Omit all images. Transcribe the rest of the material below exactly.

|---|

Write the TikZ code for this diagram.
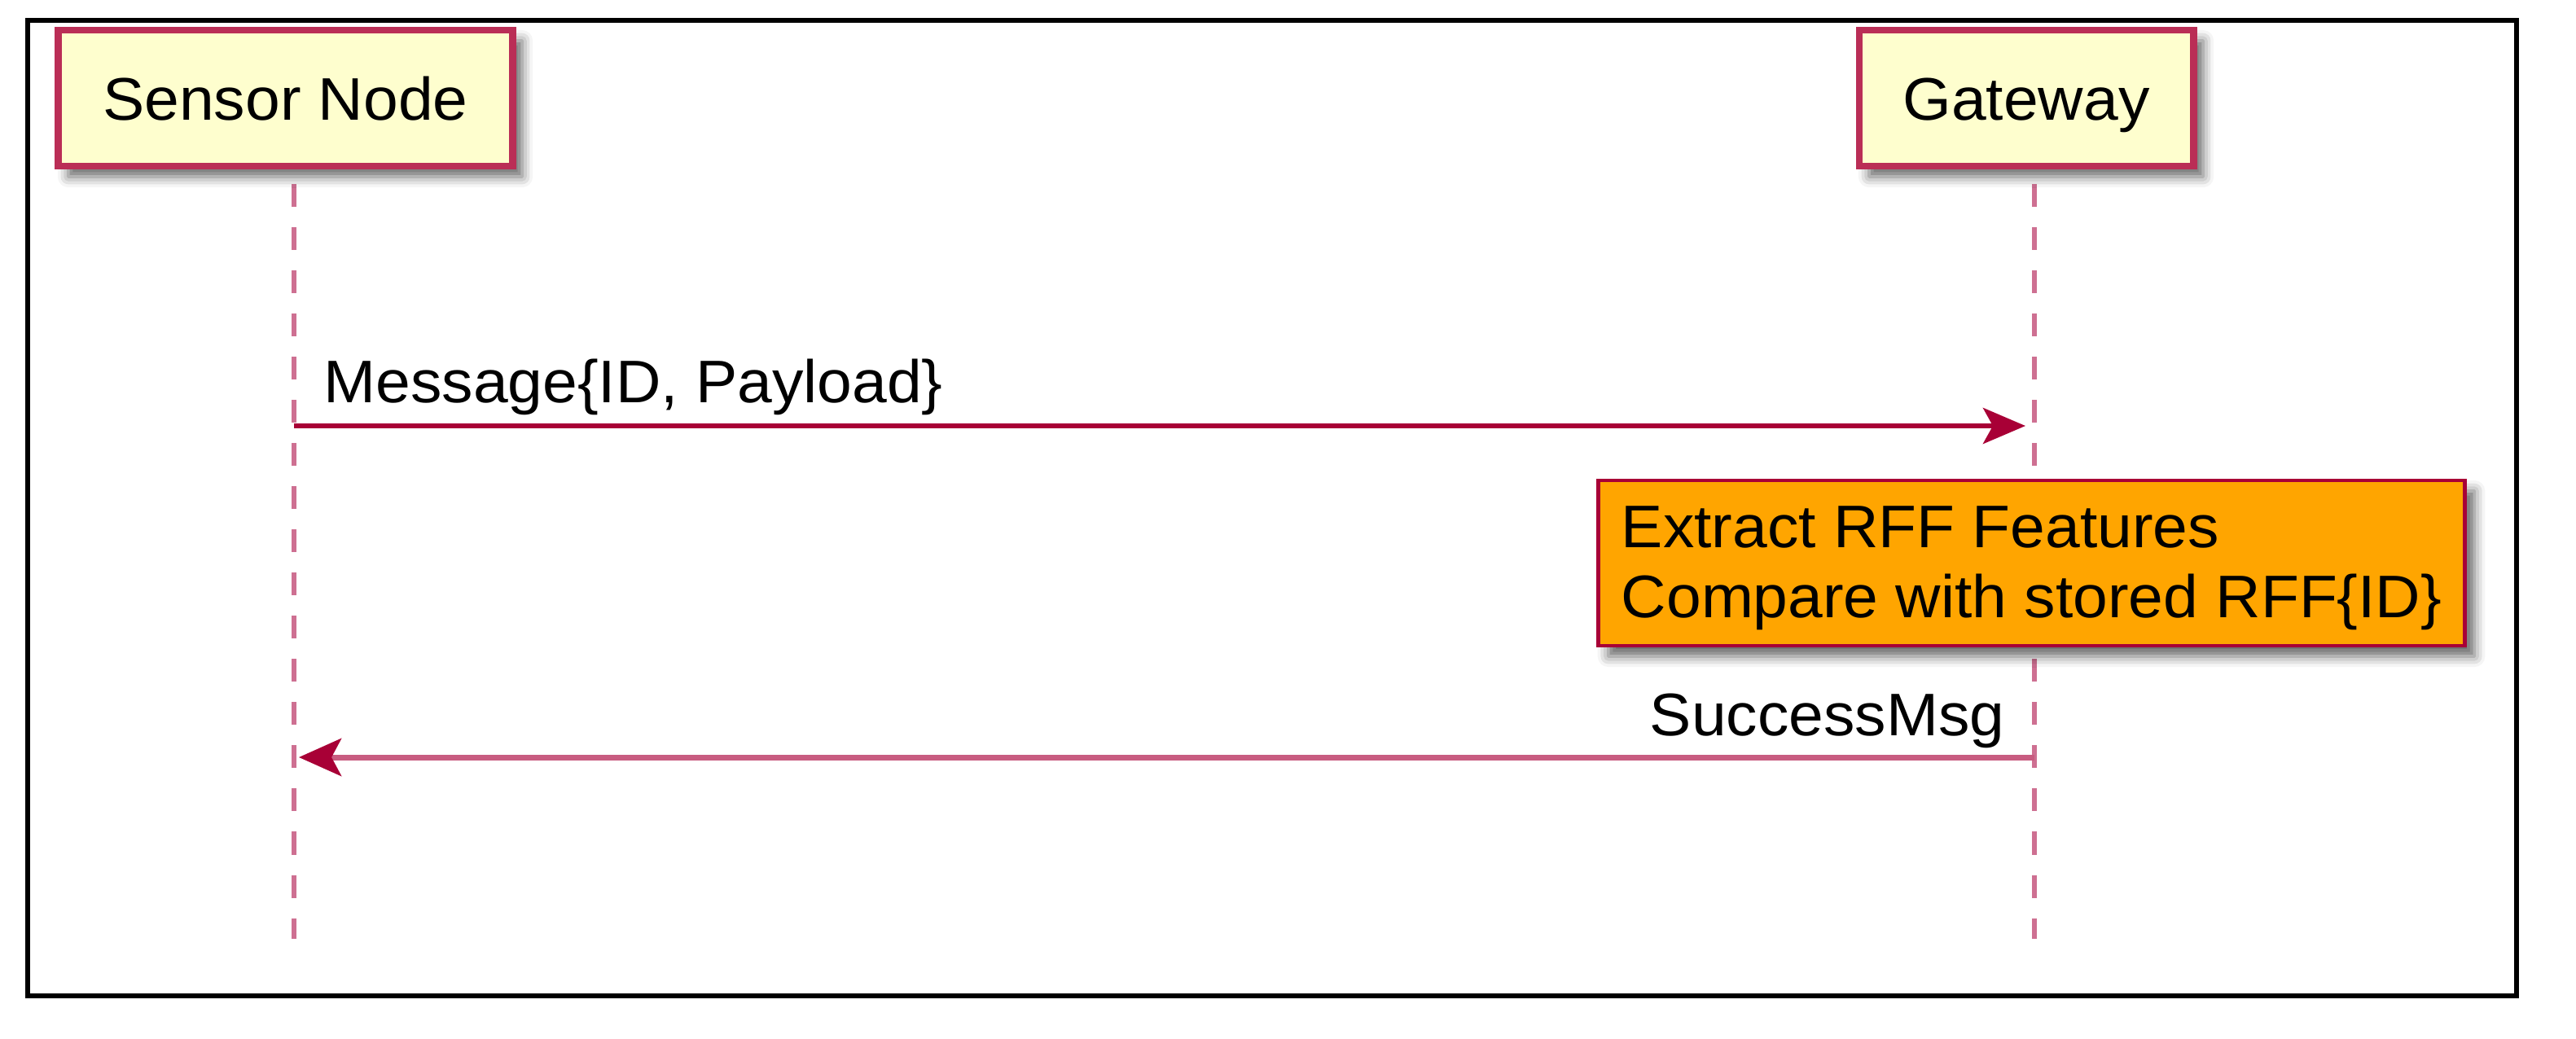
\documentclass[tikz,border=0pt]{standalone}
\usepackage{fontspec}
\setmainfont{Liberation Sans}[FakeStretch=1.04]
\usetikzlibrary{arrows.meta,shadows.blur,positioning}
\definecolor{umlred}{HTML}{A80036}
\definecolor{umlborder}{RGB}{186,46,86}
\definecolor{umlfill}{HTML}{FEFECE}
\definecolor{umlline}{RGB}{206,112,146}
\definecolor{umlnote}{HTML}{FFA500}
\definecolor{umlreturn}{RGB}{200,92,128}

\begin{document}
\begin{tikzpicture}[x=0.01cm, y=-0.01cm,
      font=\fontsize{21pt}{24.2pt}\selectfont,
      umlshadow/.style={blur shadow={shadow xshift=0.12cm, shadow yshift=-0.13cm,
                        shadow blur radius=0.13cm, shadow opacity=60}},
      actor/.style={draw=umlborder, line width=2.5pt, fill=umlfill, umlshadow,
                    minimum height=1.67cm, inner sep=0pt,
                    text height=0.53cm, text depth=0pt },
      notebox/.style={draw=umlred, line width=1.3pt, fill=umlnote, umlshadow,
                    minimum width=10.63cm, minimum height=2.03cm, inner sep=0pt,
                    align=left, text height=1.39cm, text depth=0.06cm },
      lifeline/.style={umlline, line width=1.6pt, dash pattern=on 7.97pt off 7.11pt},
      msg/.style={umlred, line width=1.7pt, shorten >=0.11cm,
                  -{Stealth[length=0.52cm, width=0.44cm, inset=0.12cm]} },
      reply/.style={umlreturn, line width=2pt, shorten >=0.06cm,
                  -{Stealth[length=0.52cm, width=0.46cm, inset=0.12cm, color=umlred]} },
      lbl/.style={inner sep=0pt, text=black},  ]

    \useasboundingbox (0,0) rectangle (3163,1275);
    \draw[line width=1.7pt] (34,25) rectangle (3090,1223);

    % lifelines
    \coordinate (sensor-top) at (361,226);
    \coordinate (sensor-end) at (361,1153);
    \coordinate (gw-top)     at (2498,226);
    \coordinate (gw-end)     at (2498,1153);
    \draw[lifeline] (sensor-top) -- (sensor-end);
    \draw[lifeline] (gw-top)     -- (gw-end);

    \begin{scope}
      \node[actor, minimum width=5.57cm] (sensor)  at (350.5,120.5) {Sensor Node};
      \node[actor, minimum width=4.10cm] (gateway) at (2488,120.5)  {Gateway};
    \end{scope}

    % messages
    \coordinate (sensor-msg) at (361,523);
    \coordinate (gw-msg)     at (2498,523);
    \coordinate (gw-ok)      at (2498,930);
    \coordinate (sensor-ok)  at (361,930);

    \draw[msg]   (sensor-msg) -- (gw-msg);
    \node[lbl, anchor=base west] (msg-lbl) at (397,494)  {Message\{ID, Payload\}};

    \node[notebox] (rff) at (2494.5,691.5) {Extract RFF Features\\Compare with stored RFF\{ID\}};

    \draw[reply] (gw-ok) -- (sensor-ok);
    \node[lbl, anchor=base east] (ok-lbl)  at (2462,903) {SuccessMsg};

  \end{tikzpicture}
\end{document}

|---|

### Solution to the exercise
Write the TikZ code for this diagram.
\documentclass[tikz,border=0pt]{standalone}
\usepackage{fontspec}
\setmainfont{Liberation Sans}[FakeStretch=1.04]
\usetikzlibrary{arrows.meta,shadows.blur,positioning}
\definecolor{umlred}{HTML}{A80036}
\definecolor{umlborder}{RGB}{186,46,86}
\definecolor{umlfill}{HTML}{FEFECE}
\definecolor{umlline}{RGB}{206,112,146}
\definecolor{umlnote}{HTML}{FFA500}
\definecolor{umlreturn}{RGB}{200,92,128}

\begin{document}
\begin{tikzpicture}[x=0.01cm, y=-0.01cm,
      font=\fontsize{21pt}{24.2pt}\selectfont,
      umlshadow/.style={blur shadow={shadow xshift=0.12cm, shadow yshift=-0.13cm,
                        shadow blur radius=0.13cm, shadow opacity=60}},
      actor/.style={draw=umlborder, line width=2.5pt, fill=umlfill, umlshadow,
                    minimum height=1.67cm, inner sep=0pt,
                    text height=0.53cm, text depth=0pt },
      notebox/.style={draw=umlred, line width=1.3pt, fill=umlnote, umlshadow,
                    minimum width=10.63cm, minimum height=2.03cm, inner sep=0pt,
                    align=left, text height=1.39cm, text depth=0.06cm },
      lifeline/.style={umlline, line width=1.6pt, dash pattern=on 7.97pt off 7.11pt},
      msg/.style={umlred, line width=1.7pt, shorten >=0.11cm,
                  -{Stealth[length=0.52cm, width=0.44cm, inset=0.12cm]} },
      reply/.style={umlreturn, line width=2pt, shorten >=0.06cm,
                  -{Stealth[length=0.52cm, width=0.46cm, inset=0.12cm, color=umlred]} },
      lbl/.style={inner sep=0pt, text=black},  ]

    \useasboundingbox (0,0) rectangle (3163,1275);
    \draw[line width=1.7pt] (34,25) rectangle (3090,1223);

    % lifelines
    \coordinate (sensor-top) at (361,226);
    \coordinate (sensor-end) at (361,1153);
    \coordinate (gw-top)     at (2498,226);
    \coordinate (gw-end)     at (2498,1153);
    \draw[lifeline] (sensor-top) -- (sensor-end);
    \draw[lifeline] (gw-top)     -- (gw-end);

    \begin{scope}
      \node[actor, minimum width=5.57cm] (sensor)  at (350.5,120.5) {Sensor Node};
      \node[actor, minimum width=4.10cm] (gateway) at (2488,120.5)  {Gateway};
    \end{scope}

    % messages
    \coordinate (sensor-msg) at (361,523);
    \coordinate (gw-msg)     at (2498,523);
    \coordinate (gw-ok)      at (2498,930);
    \coordinate (sensor-ok)  at (361,930);

    \draw[msg]   (sensor-msg) -- (gw-msg);
    \node[lbl, anchor=base west] (msg-lbl) at (397,494)  {Message\{ID, Payload\}};

    \node[notebox] (rff) at (2494.5,691.5) {Extract RFF Features\\Compare with stored RFF\{ID\}};

    \draw[reply] (gw-ok) -- (sensor-ok);
    \node[lbl, anchor=base east] (ok-lbl)  at (2462,903) {SuccessMsg};

  \end{tikzpicture}
\end{document}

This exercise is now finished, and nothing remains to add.